* [REQUIREMENT] Repeat the lines below exactly as they appear, but leave out the images.

— Start of GIVEN INFORMATION —

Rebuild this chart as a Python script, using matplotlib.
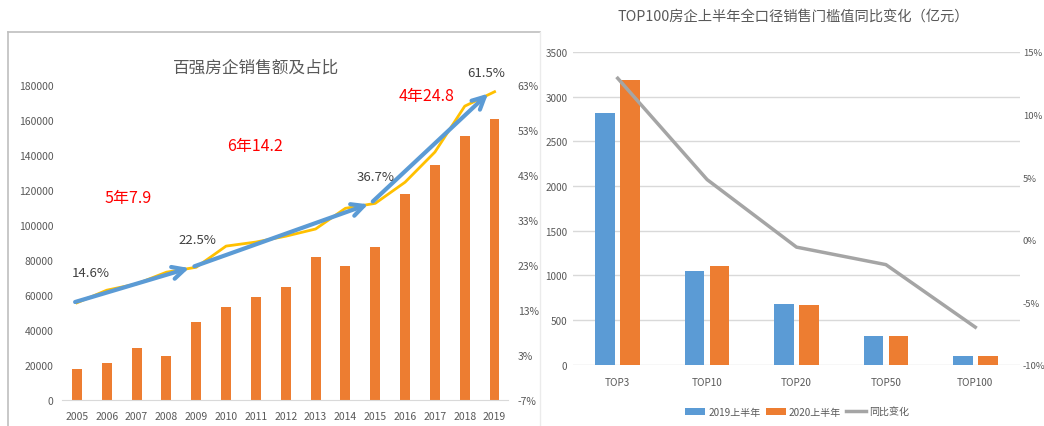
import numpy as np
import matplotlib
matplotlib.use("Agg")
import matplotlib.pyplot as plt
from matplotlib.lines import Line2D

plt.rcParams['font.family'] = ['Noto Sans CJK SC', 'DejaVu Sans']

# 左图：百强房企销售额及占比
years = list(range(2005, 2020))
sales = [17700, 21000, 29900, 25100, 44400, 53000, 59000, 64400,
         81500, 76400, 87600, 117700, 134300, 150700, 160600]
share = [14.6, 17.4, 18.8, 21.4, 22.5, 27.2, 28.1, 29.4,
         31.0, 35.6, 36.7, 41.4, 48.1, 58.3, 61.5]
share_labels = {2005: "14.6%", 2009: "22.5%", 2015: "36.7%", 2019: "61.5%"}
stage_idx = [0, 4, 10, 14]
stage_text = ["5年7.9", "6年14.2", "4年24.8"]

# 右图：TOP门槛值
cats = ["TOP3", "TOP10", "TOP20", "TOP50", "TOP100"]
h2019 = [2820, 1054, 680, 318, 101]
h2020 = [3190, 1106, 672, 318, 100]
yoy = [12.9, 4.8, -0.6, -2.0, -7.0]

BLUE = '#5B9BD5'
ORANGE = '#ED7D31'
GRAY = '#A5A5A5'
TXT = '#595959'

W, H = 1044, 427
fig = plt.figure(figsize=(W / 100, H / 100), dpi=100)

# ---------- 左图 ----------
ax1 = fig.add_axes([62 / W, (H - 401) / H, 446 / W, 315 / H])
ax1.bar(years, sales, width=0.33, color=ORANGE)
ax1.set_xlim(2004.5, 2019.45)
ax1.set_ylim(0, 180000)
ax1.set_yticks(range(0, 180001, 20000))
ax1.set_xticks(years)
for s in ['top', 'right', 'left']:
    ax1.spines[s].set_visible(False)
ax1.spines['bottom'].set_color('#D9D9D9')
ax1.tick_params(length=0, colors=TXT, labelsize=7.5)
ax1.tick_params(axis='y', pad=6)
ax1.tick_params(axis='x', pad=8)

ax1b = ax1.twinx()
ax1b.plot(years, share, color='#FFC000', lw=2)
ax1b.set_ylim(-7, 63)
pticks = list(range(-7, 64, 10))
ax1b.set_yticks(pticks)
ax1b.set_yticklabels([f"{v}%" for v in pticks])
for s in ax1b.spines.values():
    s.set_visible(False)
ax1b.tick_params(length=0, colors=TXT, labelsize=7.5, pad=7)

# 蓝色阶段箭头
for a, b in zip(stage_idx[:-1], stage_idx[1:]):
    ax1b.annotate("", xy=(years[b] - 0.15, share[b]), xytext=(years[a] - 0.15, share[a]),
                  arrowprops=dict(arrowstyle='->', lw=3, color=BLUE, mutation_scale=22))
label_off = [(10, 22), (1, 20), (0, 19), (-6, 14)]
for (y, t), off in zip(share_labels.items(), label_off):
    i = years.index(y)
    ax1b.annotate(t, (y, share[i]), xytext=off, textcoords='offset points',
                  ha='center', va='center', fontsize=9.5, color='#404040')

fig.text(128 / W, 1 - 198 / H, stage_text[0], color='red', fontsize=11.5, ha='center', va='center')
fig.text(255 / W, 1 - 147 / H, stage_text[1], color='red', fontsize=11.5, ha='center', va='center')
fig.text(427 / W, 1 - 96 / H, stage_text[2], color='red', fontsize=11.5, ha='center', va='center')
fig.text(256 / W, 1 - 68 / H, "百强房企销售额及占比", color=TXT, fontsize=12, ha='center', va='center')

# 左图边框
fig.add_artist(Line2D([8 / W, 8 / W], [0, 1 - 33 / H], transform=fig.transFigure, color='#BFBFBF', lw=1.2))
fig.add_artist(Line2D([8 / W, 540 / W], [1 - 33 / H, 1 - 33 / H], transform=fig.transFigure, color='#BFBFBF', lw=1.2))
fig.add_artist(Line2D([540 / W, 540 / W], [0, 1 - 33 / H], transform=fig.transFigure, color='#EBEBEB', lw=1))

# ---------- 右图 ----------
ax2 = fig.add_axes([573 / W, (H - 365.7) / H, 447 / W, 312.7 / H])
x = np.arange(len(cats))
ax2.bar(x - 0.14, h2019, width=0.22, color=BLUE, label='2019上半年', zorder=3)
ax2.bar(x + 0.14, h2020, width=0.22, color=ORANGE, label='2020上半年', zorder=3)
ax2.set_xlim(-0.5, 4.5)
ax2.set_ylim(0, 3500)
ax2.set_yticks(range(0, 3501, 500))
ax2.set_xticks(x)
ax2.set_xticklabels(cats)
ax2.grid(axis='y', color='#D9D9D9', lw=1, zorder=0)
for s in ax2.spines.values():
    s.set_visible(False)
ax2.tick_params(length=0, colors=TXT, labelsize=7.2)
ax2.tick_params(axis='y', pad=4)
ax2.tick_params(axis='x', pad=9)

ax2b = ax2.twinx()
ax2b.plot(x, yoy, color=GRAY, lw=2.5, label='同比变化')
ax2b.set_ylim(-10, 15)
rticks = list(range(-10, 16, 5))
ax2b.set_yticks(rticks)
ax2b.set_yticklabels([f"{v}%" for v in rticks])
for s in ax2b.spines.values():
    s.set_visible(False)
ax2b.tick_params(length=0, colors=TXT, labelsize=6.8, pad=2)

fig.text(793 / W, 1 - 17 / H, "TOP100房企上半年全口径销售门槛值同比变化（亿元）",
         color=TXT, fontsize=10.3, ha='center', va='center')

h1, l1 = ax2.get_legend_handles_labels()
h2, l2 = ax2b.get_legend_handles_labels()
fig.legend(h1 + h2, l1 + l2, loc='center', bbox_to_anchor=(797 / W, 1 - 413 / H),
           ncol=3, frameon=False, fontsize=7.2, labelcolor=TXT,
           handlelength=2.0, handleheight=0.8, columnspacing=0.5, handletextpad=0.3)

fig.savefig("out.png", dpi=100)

— End of GIVEN INFORMATION —

* [EXERCISE ANSWER]
Rebuild this chart as a Python script, using matplotlib.
import numpy as np
import matplotlib
matplotlib.use("Agg")
import matplotlib.pyplot as plt
from matplotlib.lines import Line2D

plt.rcParams['font.family'] = ['Noto Sans CJK SC', 'DejaVu Sans']

# 左图：百强房企销售额及占比
years = list(range(2005, 2020))
sales = [17700, 21000, 29900, 25100, 44400, 53000, 59000, 64400,
         81500, 76400, 87600, 117700, 134300, 150700, 160600]
share = [14.6, 17.4, 18.8, 21.4, 22.5, 27.2, 28.1, 29.4,
         31.0, 35.6, 36.7, 41.4, 48.1, 58.3, 61.5]
share_labels = {2005: "14.6%", 2009: "22.5%", 2015: "36.7%", 2019: "61.5%"}
stage_idx = [0, 4, 10, 14]
stage_text = ["5年7.9", "6年14.2", "4年24.8"]

# 右图：TOP门槛值
cats = ["TOP3", "TOP10", "TOP20", "TOP50", "TOP100"]
h2019 = [2820, 1054, 680, 318, 101]
h2020 = [3190, 1106, 672, 318, 100]
yoy = [12.9, 4.8, -0.6, -2.0, -7.0]

BLUE = '#5B9BD5'
ORANGE = '#ED7D31'
GRAY = '#A5A5A5'
TXT = '#595959'

W, H = 1044, 427
fig = plt.figure(figsize=(W / 100, H / 100), dpi=100)

# ---------- 左图 ----------
ax1 = fig.add_axes([62 / W, (H - 401) / H, 446 / W, 315 / H])
ax1.bar(years, sales, width=0.33, color=ORANGE)
ax1.set_xlim(2004.5, 2019.45)
ax1.set_ylim(0, 180000)
ax1.set_yticks(range(0, 180001, 20000))
ax1.set_xticks(years)
for s in ['top', 'right', 'left']:
    ax1.spines[s].set_visible(False)
ax1.spines['bottom'].set_color('#D9D9D9')
ax1.tick_params(length=0, colors=TXT, labelsize=7.5)
ax1.tick_params(axis='y', pad=6)
ax1.tick_params(axis='x', pad=8)

ax1b = ax1.twinx()
ax1b.plot(years, share, color='#FFC000', lw=2)
ax1b.set_ylim(-7, 63)
pticks = list(range(-7, 64, 10))
ax1b.set_yticks(pticks)
ax1b.set_yticklabels([f"{v}%" for v in pticks])
for s in ax1b.spines.values():
    s.set_visible(False)
ax1b.tick_params(length=0, colors=TXT, labelsize=7.5, pad=7)

# 蓝色阶段箭头
for a, b in zip(stage_idx[:-1], stage_idx[1:]):
    ax1b.annotate("", xy=(years[b] - 0.15, share[b]), xytext=(years[a] - 0.15, share[a]),
                  arrowprops=dict(arrowstyle='->', lw=3, color=BLUE, mutation_scale=22))
label_off = [(10, 22), (1, 20), (0, 19), (-6, 14)]
for (y, t), off in zip(share_labels.items(), label_off):
    i = years.index(y)
    ax1b.annotate(t, (y, share[i]), xytext=off, textcoords='offset points',
                  ha='center', va='center', fontsize=9.5, color='#404040')

fig.text(128 / W, 1 - 198 / H, stage_text[0], color='red', fontsize=11.5, ha='center', va='center')
fig.text(255 / W, 1 - 147 / H, stage_text[1], color='red', fontsize=11.5, ha='center', va='center')
fig.text(427 / W, 1 - 96 / H, stage_text[2], color='red', fontsize=11.5, ha='center', va='center')
fig.text(256 / W, 1 - 68 / H, "百强房企销售额及占比", color=TXT, fontsize=12, ha='center', va='center')

# 左图边框
fig.add_artist(Line2D([8 / W, 8 / W], [0, 1 - 33 / H], transform=fig.transFigure, color='#BFBFBF', lw=1.2))
fig.add_artist(Line2D([8 / W, 540 / W], [1 - 33 / H, 1 - 33 / H], transform=fig.transFigure, color='#BFBFBF', lw=1.2))
fig.add_artist(Line2D([540 / W, 540 / W], [0, 1 - 33 / H], transform=fig.transFigure, color='#EBEBEB', lw=1))

# ---------- 右图 ----------
ax2 = fig.add_axes([573 / W, (H - 365.7) / H, 447 / W, 312.7 / H])
x = np.arange(len(cats))
ax2.bar(x - 0.14, h2019, width=0.22, color=BLUE, label='2019上半年', zorder=3)
ax2.bar(x + 0.14, h2020, width=0.22, color=ORANGE, label='2020上半年', zorder=3)
ax2.set_xlim(-0.5, 4.5)
ax2.set_ylim(0, 3500)
ax2.set_yticks(range(0, 3501, 500))
ax2.set_xticks(x)
ax2.set_xticklabels(cats)
ax2.grid(axis='y', color='#D9D9D9', lw=1, zorder=0)
for s in ax2.spines.values():
    s.set_visible(False)
ax2.tick_params(length=0, colors=TXT, labelsize=7.2)
ax2.tick_params(axis='y', pad=4)
ax2.tick_params(axis='x', pad=9)

ax2b = ax2.twinx()
ax2b.plot(x, yoy, color=GRAY, lw=2.5, label='同比变化')
ax2b.set_ylim(-10, 15)
rticks = list(range(-10, 16, 5))
ax2b.set_yticks(rticks)
ax2b.set_yticklabels([f"{v}%" for v in rticks])
for s in ax2b.spines.values():
    s.set_visible(False)
ax2b.tick_params(length=0, colors=TXT, labelsize=6.8, pad=2)

fig.text(793 / W, 1 - 17 / H, "TOP100房企上半年全口径销售门槛值同比变化（亿元）",
         color=TXT, fontsize=10.3, ha='center', va='center')

h1, l1 = ax2.get_legend_handles_labels()
h2, l2 = ax2b.get_legend_handles_labels()
fig.legend(h1 + h2, l1 + l2, loc='center', bbox_to_anchor=(797 / W, 1 - 413 / H),
           ncol=3, frameon=False, fontsize=7.2, labelcolor=TXT,
           handlelength=2.0, handleheight=0.8, columnspacing=0.5, handletextpad=0.3)

fig.savefig("out.png", dpi=100)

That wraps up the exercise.